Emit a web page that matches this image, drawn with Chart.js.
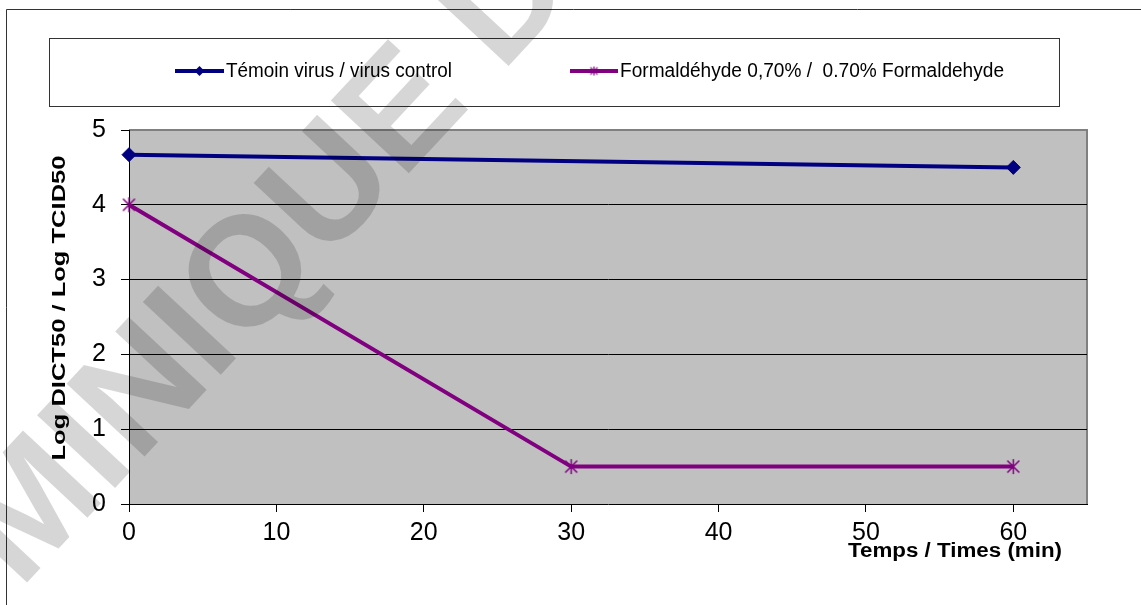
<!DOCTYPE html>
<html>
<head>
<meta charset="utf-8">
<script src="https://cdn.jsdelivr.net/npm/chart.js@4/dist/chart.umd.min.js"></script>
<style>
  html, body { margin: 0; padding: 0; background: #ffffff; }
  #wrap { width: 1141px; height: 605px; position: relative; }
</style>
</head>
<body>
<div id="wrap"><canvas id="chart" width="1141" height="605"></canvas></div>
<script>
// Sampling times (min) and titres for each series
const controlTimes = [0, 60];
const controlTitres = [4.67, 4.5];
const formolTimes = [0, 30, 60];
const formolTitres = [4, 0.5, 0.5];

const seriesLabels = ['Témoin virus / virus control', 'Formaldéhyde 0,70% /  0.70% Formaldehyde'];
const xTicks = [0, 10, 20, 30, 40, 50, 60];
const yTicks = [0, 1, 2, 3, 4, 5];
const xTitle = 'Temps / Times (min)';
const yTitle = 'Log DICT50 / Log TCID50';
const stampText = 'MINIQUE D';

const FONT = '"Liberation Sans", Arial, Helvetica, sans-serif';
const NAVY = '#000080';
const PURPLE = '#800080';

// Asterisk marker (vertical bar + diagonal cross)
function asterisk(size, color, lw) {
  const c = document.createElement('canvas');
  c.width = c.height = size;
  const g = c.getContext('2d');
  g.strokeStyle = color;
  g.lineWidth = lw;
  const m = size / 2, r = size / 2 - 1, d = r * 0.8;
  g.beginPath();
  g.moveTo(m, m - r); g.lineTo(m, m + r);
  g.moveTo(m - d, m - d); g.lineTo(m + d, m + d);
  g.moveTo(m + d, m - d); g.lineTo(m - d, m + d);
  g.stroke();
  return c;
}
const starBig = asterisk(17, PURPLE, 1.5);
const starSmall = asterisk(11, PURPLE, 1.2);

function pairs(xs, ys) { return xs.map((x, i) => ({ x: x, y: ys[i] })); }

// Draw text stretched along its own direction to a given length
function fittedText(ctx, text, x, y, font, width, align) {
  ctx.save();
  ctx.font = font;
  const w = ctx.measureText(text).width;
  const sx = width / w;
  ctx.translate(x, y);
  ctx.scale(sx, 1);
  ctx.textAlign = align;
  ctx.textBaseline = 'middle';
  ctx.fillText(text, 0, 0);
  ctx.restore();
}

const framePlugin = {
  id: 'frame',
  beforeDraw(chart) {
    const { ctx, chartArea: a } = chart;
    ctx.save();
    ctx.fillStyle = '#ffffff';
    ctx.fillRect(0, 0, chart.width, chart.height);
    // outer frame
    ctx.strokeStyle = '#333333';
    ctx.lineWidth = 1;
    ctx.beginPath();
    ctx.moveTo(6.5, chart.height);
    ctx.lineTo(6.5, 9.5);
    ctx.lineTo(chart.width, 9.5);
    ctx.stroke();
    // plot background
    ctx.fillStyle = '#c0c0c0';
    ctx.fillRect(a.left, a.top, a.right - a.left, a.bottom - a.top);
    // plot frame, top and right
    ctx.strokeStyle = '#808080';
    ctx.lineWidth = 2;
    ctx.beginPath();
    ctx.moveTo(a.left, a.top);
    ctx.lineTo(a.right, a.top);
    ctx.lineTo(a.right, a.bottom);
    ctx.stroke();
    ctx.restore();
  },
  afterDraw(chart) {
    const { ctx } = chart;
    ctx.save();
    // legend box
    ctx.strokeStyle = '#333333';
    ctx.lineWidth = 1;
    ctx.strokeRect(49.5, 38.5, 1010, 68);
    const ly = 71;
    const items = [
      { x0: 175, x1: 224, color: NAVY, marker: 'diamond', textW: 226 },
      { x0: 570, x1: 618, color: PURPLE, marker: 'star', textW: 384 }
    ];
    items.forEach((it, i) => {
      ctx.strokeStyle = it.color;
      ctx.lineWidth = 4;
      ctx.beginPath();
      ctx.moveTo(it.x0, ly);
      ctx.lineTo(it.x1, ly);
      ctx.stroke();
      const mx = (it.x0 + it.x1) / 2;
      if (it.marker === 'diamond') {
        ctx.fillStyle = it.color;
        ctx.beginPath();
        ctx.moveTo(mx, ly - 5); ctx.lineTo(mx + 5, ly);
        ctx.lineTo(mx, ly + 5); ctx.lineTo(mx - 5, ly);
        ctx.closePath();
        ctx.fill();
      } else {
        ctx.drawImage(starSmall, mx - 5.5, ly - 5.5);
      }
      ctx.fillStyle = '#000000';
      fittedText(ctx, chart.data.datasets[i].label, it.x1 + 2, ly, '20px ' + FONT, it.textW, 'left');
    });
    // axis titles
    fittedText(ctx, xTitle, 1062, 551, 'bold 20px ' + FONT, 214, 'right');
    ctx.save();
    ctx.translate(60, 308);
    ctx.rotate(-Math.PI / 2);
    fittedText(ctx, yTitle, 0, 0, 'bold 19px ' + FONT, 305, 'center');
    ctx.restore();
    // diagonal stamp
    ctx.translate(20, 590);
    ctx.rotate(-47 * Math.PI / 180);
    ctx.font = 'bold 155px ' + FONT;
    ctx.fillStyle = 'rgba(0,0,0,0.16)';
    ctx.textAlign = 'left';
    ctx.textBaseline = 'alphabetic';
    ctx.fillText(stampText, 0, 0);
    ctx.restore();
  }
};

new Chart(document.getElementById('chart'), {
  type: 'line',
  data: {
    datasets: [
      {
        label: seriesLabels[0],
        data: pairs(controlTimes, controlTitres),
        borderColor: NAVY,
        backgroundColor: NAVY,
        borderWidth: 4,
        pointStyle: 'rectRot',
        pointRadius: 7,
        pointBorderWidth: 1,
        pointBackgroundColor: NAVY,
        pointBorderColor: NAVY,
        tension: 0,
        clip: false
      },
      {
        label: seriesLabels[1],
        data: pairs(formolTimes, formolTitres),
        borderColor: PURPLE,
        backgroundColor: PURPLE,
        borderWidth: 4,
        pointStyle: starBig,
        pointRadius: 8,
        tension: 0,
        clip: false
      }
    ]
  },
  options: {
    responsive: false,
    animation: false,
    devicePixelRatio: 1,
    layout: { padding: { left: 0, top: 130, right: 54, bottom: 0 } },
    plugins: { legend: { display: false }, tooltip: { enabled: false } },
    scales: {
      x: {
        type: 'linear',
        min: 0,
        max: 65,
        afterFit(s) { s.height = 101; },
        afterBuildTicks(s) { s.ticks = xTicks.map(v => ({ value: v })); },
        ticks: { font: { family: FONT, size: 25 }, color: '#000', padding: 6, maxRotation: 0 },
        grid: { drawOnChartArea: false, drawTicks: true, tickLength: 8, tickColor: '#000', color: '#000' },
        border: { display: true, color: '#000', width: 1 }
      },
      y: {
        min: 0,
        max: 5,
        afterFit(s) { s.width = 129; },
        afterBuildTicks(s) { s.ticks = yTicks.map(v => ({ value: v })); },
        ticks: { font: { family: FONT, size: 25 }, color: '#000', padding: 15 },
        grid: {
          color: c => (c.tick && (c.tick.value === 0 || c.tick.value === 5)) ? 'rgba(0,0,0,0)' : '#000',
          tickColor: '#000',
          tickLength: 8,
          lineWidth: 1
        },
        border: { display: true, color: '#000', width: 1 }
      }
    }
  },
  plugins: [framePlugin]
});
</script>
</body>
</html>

----------------------------------------

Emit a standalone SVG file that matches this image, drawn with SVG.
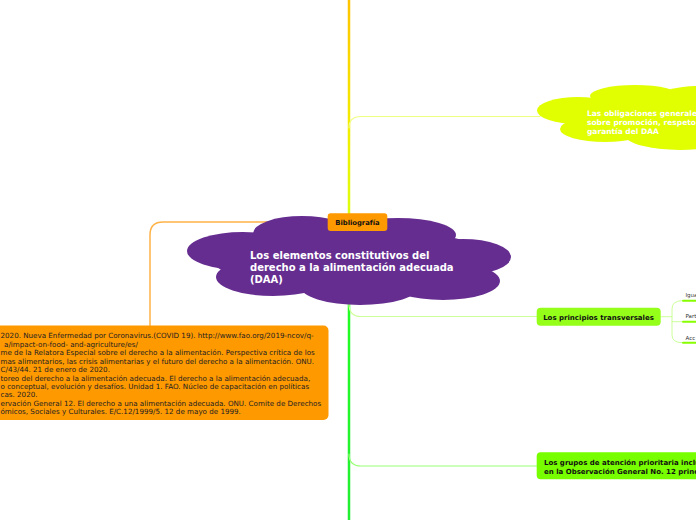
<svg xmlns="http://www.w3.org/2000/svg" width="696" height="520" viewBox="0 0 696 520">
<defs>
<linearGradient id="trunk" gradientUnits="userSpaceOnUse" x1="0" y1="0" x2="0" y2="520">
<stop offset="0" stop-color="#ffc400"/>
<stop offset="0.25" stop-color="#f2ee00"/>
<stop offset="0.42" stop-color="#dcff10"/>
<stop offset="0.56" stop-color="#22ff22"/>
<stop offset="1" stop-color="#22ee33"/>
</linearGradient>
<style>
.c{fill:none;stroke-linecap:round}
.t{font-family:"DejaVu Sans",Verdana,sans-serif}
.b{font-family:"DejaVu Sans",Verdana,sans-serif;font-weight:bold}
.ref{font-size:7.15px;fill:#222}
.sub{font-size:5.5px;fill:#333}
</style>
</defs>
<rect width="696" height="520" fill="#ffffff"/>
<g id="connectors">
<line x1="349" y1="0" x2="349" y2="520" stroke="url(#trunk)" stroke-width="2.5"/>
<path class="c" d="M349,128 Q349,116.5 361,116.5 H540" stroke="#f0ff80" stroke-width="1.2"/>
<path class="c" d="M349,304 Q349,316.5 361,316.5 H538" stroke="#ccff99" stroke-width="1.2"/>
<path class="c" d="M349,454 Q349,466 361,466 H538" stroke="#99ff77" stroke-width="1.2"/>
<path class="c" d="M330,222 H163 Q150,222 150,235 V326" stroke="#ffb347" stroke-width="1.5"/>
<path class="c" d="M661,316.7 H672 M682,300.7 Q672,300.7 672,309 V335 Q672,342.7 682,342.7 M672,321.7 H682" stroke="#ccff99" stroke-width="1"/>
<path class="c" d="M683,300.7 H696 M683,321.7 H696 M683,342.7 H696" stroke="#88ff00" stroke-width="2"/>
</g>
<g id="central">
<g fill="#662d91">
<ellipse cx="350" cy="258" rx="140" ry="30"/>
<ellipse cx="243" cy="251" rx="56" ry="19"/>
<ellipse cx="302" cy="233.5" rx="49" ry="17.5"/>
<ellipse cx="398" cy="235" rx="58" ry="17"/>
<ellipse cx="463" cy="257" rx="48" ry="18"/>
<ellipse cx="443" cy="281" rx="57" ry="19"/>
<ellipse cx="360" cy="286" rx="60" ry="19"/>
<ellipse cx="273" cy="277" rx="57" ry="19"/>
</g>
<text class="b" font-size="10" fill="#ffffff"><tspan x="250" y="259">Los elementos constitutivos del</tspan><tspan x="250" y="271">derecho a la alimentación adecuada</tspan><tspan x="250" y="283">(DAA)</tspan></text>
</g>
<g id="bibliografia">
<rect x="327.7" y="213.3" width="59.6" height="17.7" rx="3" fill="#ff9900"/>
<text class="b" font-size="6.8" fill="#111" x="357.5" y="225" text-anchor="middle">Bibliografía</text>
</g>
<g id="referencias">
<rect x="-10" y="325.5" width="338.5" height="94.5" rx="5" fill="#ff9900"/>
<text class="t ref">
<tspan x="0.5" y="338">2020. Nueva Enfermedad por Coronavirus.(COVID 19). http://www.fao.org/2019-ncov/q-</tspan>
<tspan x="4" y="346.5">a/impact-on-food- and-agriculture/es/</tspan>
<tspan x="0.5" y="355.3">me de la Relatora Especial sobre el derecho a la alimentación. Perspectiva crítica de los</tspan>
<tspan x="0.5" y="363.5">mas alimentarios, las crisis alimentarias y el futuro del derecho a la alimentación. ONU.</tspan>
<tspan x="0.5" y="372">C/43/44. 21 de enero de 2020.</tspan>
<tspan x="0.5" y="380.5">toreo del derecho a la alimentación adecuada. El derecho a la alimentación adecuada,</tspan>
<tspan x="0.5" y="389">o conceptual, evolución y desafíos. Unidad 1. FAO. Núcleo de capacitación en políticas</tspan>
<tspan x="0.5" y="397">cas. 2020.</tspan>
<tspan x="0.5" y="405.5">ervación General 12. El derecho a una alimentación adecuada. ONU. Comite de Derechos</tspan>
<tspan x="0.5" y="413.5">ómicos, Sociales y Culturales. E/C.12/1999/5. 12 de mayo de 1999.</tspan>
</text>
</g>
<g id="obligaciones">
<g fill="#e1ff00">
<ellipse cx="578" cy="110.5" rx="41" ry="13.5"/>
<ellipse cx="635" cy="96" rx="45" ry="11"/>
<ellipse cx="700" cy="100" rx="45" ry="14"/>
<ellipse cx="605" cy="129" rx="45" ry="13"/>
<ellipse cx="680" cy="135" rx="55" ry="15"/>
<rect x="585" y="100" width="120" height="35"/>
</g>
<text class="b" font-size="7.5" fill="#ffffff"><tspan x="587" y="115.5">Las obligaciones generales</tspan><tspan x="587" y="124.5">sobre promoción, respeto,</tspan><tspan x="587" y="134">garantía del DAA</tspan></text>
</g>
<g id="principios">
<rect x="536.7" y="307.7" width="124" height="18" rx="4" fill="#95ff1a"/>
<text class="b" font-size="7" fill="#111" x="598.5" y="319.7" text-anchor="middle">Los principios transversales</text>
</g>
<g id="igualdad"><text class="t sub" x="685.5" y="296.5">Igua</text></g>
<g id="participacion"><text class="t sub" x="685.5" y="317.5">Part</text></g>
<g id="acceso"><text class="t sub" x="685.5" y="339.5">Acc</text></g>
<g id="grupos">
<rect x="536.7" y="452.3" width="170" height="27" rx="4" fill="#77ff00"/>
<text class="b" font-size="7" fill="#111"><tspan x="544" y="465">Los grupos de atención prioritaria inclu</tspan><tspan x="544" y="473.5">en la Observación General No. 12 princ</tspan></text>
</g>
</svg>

----------------------------------------

SHORT EXERCISE >>
Extract exactly, and only, the lines from the one with "Emit a web page" to the one with "const PURPLE = '#800080';", both ends counted. Leave the images behind.

THE OUTPUT >>
Emit a web page that matches this image, drawn with Chart.js.
<!DOCTYPE html>
<html>
<head>
<meta charset="utf-8">
<script src="https://cdn.jsdelivr.net/npm/chart.js@4/dist/chart.umd.min.js"></script>
<style>
  html, body { margin: 0; padding: 0; background: #ffffff; }
  #wrap { width: 1141px; height: 605px; position: relative; }
</style>
</head>
<body>
<div id="wrap"><canvas id="chart" width="1141" height="605"></canvas></div>
<script>
// Sampling times (min) and titres for each series
const controlTimes = [0, 60];
const controlTitres = [4.67, 4.5];
const formolTimes = [0, 30, 60];
const formolTitres = [4, 0.5, 0.5];

const seriesLabels = ['Témoin virus / virus control', 'Formaldéhyde 0,70% /  0.70% Formaldehyde'];
const xTicks = [0, 10, 20, 30, 40, 50, 60];
const yTicks = [0, 1, 2, 3, 4, 5];
const xTitle = 'Temps / Times (min)';
const yTitle = 'Log DICT50 / Log TCID50';
const stampText = 'MINIQUE D';

const FONT = '"Liberation Sans", Arial, Helvetica, sans-serif';
const NAVY = '#000080';
const PURPLE = '#800080';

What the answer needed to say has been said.